Aturan kesaksian tersebut (Surat Al-Baqarah ayat 282), muncul karena pada masa itu perempuan umumnya tidak terbiasa dengan urusan bisnis dan keuangan. Tujuannya adalah untuk memastikan akurasi, bukan karena perempuan tidak bisa dipercaya.
Demikian pula dengan hukum waris. Bagian yang lebih kecil untuk perempuan mencerminkan struktur masyarakat kesukuan di mana laki-laki memikul seluruh beban ekonomi keluarga.
Namun, yang revolusioner pada masanya adalah Al-Qur’an memberikan hak waris kepada perempuan, hak yang sebelumnya tidak pernah ada. Ini menunjukkan “spirit progresif”. Bagi Rahman, ketika struktur sosial berubah, di mana perempuan juga memiliki tanggung jawab ekonomi, maka aturan hukumnya pun harus berubah agar tetap sejalan dengan ratio legis-nya, yaitu keadilan.
Al-Qur’an Arah Menuju Kesetaraan
Melalui analisisnya, Fazlur Rahman menunjukkan bahwa Al-Qur’an bukanlah kitab yang melegalkan patriarki. Sebaliknya, ia adalah dokumen suci yang melakukan reformasi besar-besaran untuk mengangkat derajat perempuan dalam konteks masyarakat yang sangat patriarkal saat itu.
Lebih jauh, Al-Qur’an, dalam pandangan Rahman, menunjukkan “arah” atau “vektor” menuju kesetaraan. Kesalahan para ahli fiqih klasik, menurutnya, adalah mereka membekukan hukum-hukum spesifik dan menganggapnya final, tanpa melihat konteks historis dan arah moral yang dituju oleh Al-Qur’an. Mereka lebih fokus pada bunyi harfiah teks daripada spirit progresif yang terkandung di dalamnya.
Pemikiran Rahman ini membebaskan kita dari keharusan memilih antara iman dan akal budi. Ia menunjukkan bahwa menjadi Muslim yang taat tidak berarti harus menerima ketidakadilan gender. Sebaliknya, justru dengan memahami spirit keadilan dalam Al-Qur’an, kita didorong untuk terus memperjuangkan kesetaraan di zaman kita.

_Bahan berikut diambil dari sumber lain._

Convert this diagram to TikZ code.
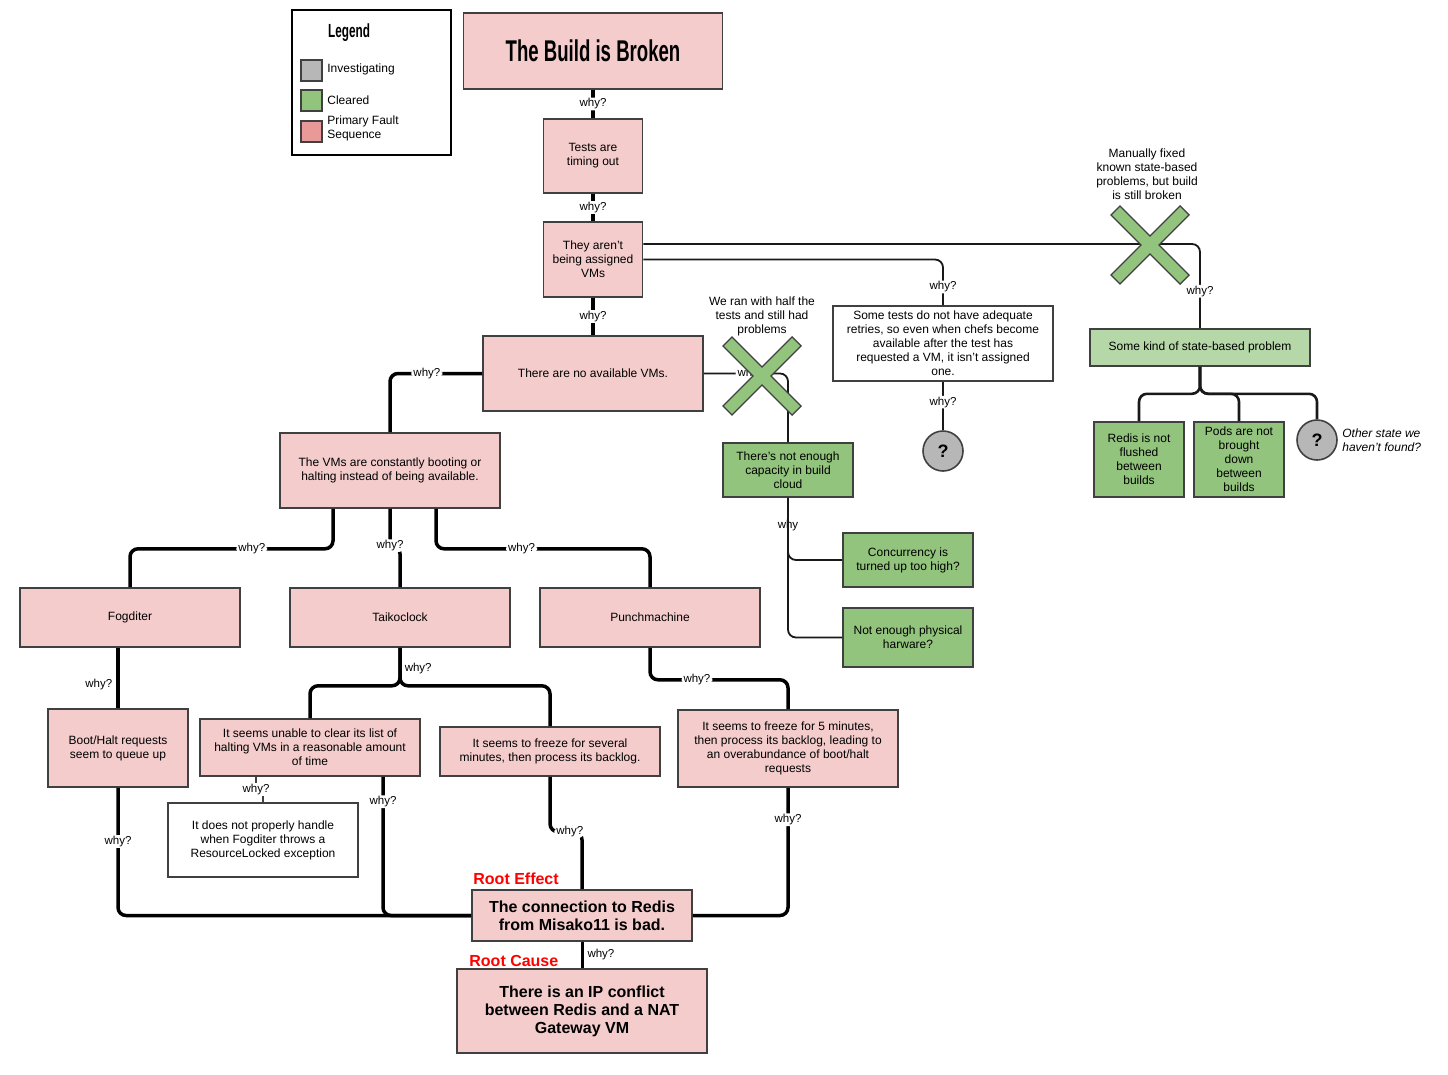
\documentclass[tikz,border=0pt]{standalone}
\usepackage{fontspec}
\setmainfont{Liberation Sans}
\newfontfamily\condfont[FakeStretch=0.62]{Liberation Sans}
\usepackage{tikz}
\usetikzlibrary{positioning}
\definecolor{faultpink}{HTML}{F4CCCC}
\definecolor{legendpink}{HTML}{EA9999}
\definecolor{clearedgreen}{HTML}{93C47D}
\definecolor{stategreen}{HTML}{B6D7A8}
\definecolor{investgrey}{HTML}{B7B7B7}
\definecolor{boxline}{HTML}{404040}
\definecolor{rootred}{HTML}{FF0000}
\def\boxfont{\fontsize{12}{14}\selectfont}
\def\whyfont{\fontsize{11.5}{14}\selectfont}
\def\boldfont{\bfseries\fontsize{16}{18}\selectfont}
\def\whyd{why?}
\tikzstyle{fault}=[draw=boxline, fill=faultpink, line width=1.6pt, align=center, inner sep=2pt, font=\boxfont]
\tikzstyle{cleared}=[fault, fill=clearedgreen]
\tikzstyle{plainbox}=[fault, fill=white]
\tikzstyle{unknown}=[circle, draw=boxline, fill=investgrey, line width=1.6pt, minimum size=40pt, inner sep=0pt, font=\bfseries\fontsize{18}{18}\selectfont]
\tikzstyle{why}=[fill=white, inner xsep=2pt, inner ysep=1pt, font=\whyfont]
\tikzstyle{mainline}=[draw=black, line width=3.5pt, rounded corners=8pt]
\tikzstyle{sideline}=[draw=black!90, line width=1.8pt, rounded corners=8pt]
\tikzstyle{swatch}=[draw=boxline, line width=1.6pt, minimum size=21pt, inner sep=0pt]
\begin{document}
\begin{tikzpicture}[x=1pt, y=-1pt, font=\boxfont]
  % \draw[help lines, step=50] (0,0) grid (1448,1074);
  \useasboundingbox (0,0) rectangle (1448,1074);

  % legend
  \node[draw=black, line width=1.6pt, minimum width=159pt, minimum height=145pt] (legend) at (371.5,82.5) {};
  \node[font=\condfont\bfseries\fontsize{19}{19}\selectfont] (legtitle) at (349,33) {Legend};
  \node[swatch, fill=investgrey] (swgrey) at (311.5,70.5) {};
  \node[swatch, fill=clearedgreen] (swgreen) at (311.5,100.5) {};
  \node[swatch, fill=legendpink] (swpink) at (311.5,131.5) {};
  \node[right=1pt of swgrey, yshift=1pt] (leginv) {Investigating};
  \node[right=1pt of swgreen] (legclr) {Cleared};
  \node[right=1pt of swpink, yshift=3pt, align=left] (legpri) {Primary Fault\\Sequence};

  % primary fault sequence
  \node[fault, minimum width=259pt, minimum height=76pt, font=\condfont\bfseries\fontsize{30}{34}\selectfont] (title) at (593,51) {The Build is Broken};
  \node[fault, minimum width=99pt, minimum height=74pt] (tests) at (593,156) {Tests are\\timing out};
  \node[fault, minimum width=99pt, minimum height=75pt] (aren) at (593,259.5) {They aren't\\being assigned\\VMs};
  \node[fault, minimum width=220pt, minimum height=75pt] (novms) at (593,373.5) {There are no available VMs.};
  \node[fault, minimum width=220pt, minimum height=75pt] (vms) at (390,470.5) {The VMs are constantly booting or\\halting instead of being available.};
  \node[fault, minimum width=220pt, minimum height=59pt] (fog) at (130,617.5) {Fogditer};
  \node[fault, minimum width=220pt, minimum height=59pt] (taik) at (400,617.5) {Taikoclock};
  \node[fault, minimum width=220pt, minimum height=59pt] (punch) at (650,617.5) {Punchmachine};
  \node[fault, minimum width=140pt, minimum height=78pt] (boot) at (118,748) {Boot/Halt requests\\seem to queue up};
  \node[fault, minimum width=220pt, minimum height=57pt] (unable) at (310,747.5) {It seems unable to clear its list of\\halting VMs in a reasonable amount\\of time};
  \node[plainbox, minimum width=190pt, minimum height=74pt] (locked) at (263,840) {It does not properly handle\\when Fogditer throws a\\ResourceLocked exception};
  \node[fault, minimum width=220pt, minimum height=49pt] (freeze) at (550,751.5) {It seems to freeze for several\\minutes, then process its backlog.};
  \node[fault, minimum width=220pt, minimum height=77pt] (five) at (788,748.5) {It seems to freeze for 5 minutes,\\then process its backlog, leading to\\an overabundance of boot/halt\\requests};
  \node[fault, minimum width=220pt, minimum height=51pt, font=\boldfont] (root) at (582,915.5) {The connection to Redis\\from Misako11 is bad.};
  \node[fault, minimum width=250pt, minimum height=84pt, font=\boldfont] (cause) at (582,1011) {There is an IP conflict\\between Redis and a NAT\\Gateway VM};
  \node[anchor=south west, inner sep=1pt, text=rootred, font=\bfseries\fontsize{16}{18}\selectfont] (effectlbl) at ([xshift=1pt,yshift=3pt]root.north west) {Root Effect};
  \node[anchor=south west, inner sep=1pt, text=rootred, font=\bfseries\fontsize{16}{18}\selectfont] (causelbl) at ([xshift=12pt,yshift=0pt]cause.north west) {Root Cause};

  % cleared and open branches
  \node[cleared, minimum width=130pt, minimum height=54pt] (capacity) at (788,470) {There's not enough\\capacity in build\\cloud};
  \node[cleared, minimum width=130pt, minimum height=54pt] (conc) at (908,560) {Concurrency is\\turned up too high?};
  \node[cleared, minimum width=130pt, minimum height=59pt] (phys) at (908,637.5) {Not enough physical\\harware?};
  \node[plainbox, minimum width=220pt, minimum height=75pt] (retries) at (943,343.5) {Some tests do not have adequate\\retries, so even when chefs become\\available after the test has\\requested a VM, it isn't assigned\\one.};
  \node[unknown] (qretries) at (943,451) {?};
  \node[fault, fill=stategreen, minimum width=220pt, minimum height=37pt] (statebox) at (1200,347.5) {Some kind of state-based problem};
  \node[cleared, minimum width=90pt, minimum height=75pt] (redis) at (1139,459.5) {Redis is not\\flushed\\between\\builds};
  \node[cleared, minimum width=90pt, minimum height=75pt] (pods) at (1239,459.5) {Pods are not\\brought\\down\\between\\builds};
  \node[unknown] (qstate) at (1317,440) {?};
  \node[right=1pt of qstate, align=left, font=\itshape\boxfont] (otherstate) {Other state we\\haven't found?};
  \node[align=center] (halfnote) at (762,316) {We ran with half the\\tests and still had\\problems};
  \node[align=center] (fixednote) at (1147,174) {Manually fixed\\known state-based\\problems, but build\\is still broken};

  \path[mainline] (title) edge node[why] (w1) {\whyd} (tests)
                  (tests) edge node[why] (w2) {\whyd} (aren)
                  (aren) edge node[why] (w3) {\whyd} (novms);
  \draw[mainline] (novms.west) -| node[why, pos=0.3] (w4) {\whyd} (vms.north);
  \draw[mainline] ([xshift=-57pt]vms.south) -- ++(0,40) -| node[why, pos=0.2] (w5) {\whyd} (fog.north);
  \draw[mainline] (vms.south) -- ++(0,37) node[why] (w6) {\whyd} -| (taik.north);
  \draw[mainline] ([xshift=46pt]vms.south) -- ++(0,40) -| node[why, pos=0.2] (w7) {\whyd} (punch.north);
  \draw[mainline] (boot.north |- fog.south) -- node[why, anchor=east, xshift=-2pt, pos=0.6] (w8) {\whyd} (boot.north);
  \draw[mainline] (boot.south) |- node[why, pos=0.21] (w9) {\whyd} (root.west);
  \draw[mainline] (taik.south) -- node[why, anchor=west, xshift=1pt, pos=0.55] (w10) {\whyd} ++(0,38) -| (unable.north);
  \draw[mainline] (taik.south) -- ++(0,38) -| (freeze.north);
  \draw[sideline, draw=boxline, rounded corners=0pt] ([xshift=-54pt]unable.south) -- ++(0,13) node[why] (w11) {\whyd} -| (locked.north);
  \draw[mainline] ([xshift=73pt]unable.south) |- node[why, pos=0.09] (w12) {\whyd} (root.west);
  \draw[mainline] (freeze.south) -- ++(0,55) -| node[why, pos=0.31] (w13) {\whyd} (root.north);
  \draw[mainline] (punch.south) -- ++(0,32) -| node[why, pos=0.17] (w14) {\whyd} (five.north);
  \draw[mainline] (five.south) |- node[why, pos=0.125] (w15) {\whyd} (root.east);
  \draw[mainline, line width=3pt] (root.south) -- node[why, anchor=west, xshift=2pt] (w16) {\whyd} (cause.north);

  \draw[sideline] (novms.east) -| node[why, pos=0.28] (w17) {\whyd} (capacity.north);
  \draw[sideline] (capacity.south) |- node[why, pos=0.22] (w18) {why} (conc.west);
  \draw[sideline] (capacity.south) |- (phys.west);
  \draw[sideline] ([yshift=15.5pt]aren.east) -| node[why, pos=0.78] (w19) {\whyd} (statebox.north);
  \draw[sideline] (aren.east) -| node[why, pos=0.8] (w20) {\whyd} (retries.north);
  \path[sideline] (retries) edge node[why, pos=0.42] (w21) {\whyd} (qretries);
  \draw[sideline, line width=2.6pt] (statebox.south) -- ++(0,27) -| (redis.north);
  \draw[sideline, line width=2.6pt] (statebox.south) -- ++(0,27) -| (pods.north);
  \draw[sideline, line width=2.6pt] (statebox.south) -- ++(0,27) -| (qstate.north);

  % crossed-out branches
  \coordinate (halfx) at (762,376);
  \coordinate (fixedx) at (1150,245);
  \foreach \c in {halfx, fixedx} {
    \draw[boxline, line width=14pt] ([shift={(-35,-35)}]\c) -- ([shift={(35,35)}]\c)
                                    ([shift={(-35,35)}]\c) -- ([shift={(35,-35)}]\c);
    \draw[clearedgreen, line width=11pt] ([shift={(-34,-34)}]\c) -- ([shift={(34,34)}]\c)
                                         ([shift={(-34,34)}]\c) -- ([shift={(34,-34)}]\c);
  }
\end{tikzpicture}
\end{document}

Ia mengajak kita untuk tidak lagi memandang Al-Qur’an sebagai fosil dari masa lalu, tetapi sebagai sumber inspirasi moral yang terus hidup dan dinamis, yang berbicara dan menantang kita untuk membangun dunia yang lebih adil bagi semua, laki-laki maupun perempuan. []
Daftar Pustaka
Ali Akbar. ‘Contemporary Perspectives on Revelation and Qur’ānic Hermeneutics’. Edinburgh University Press: Edinburgh, 2020.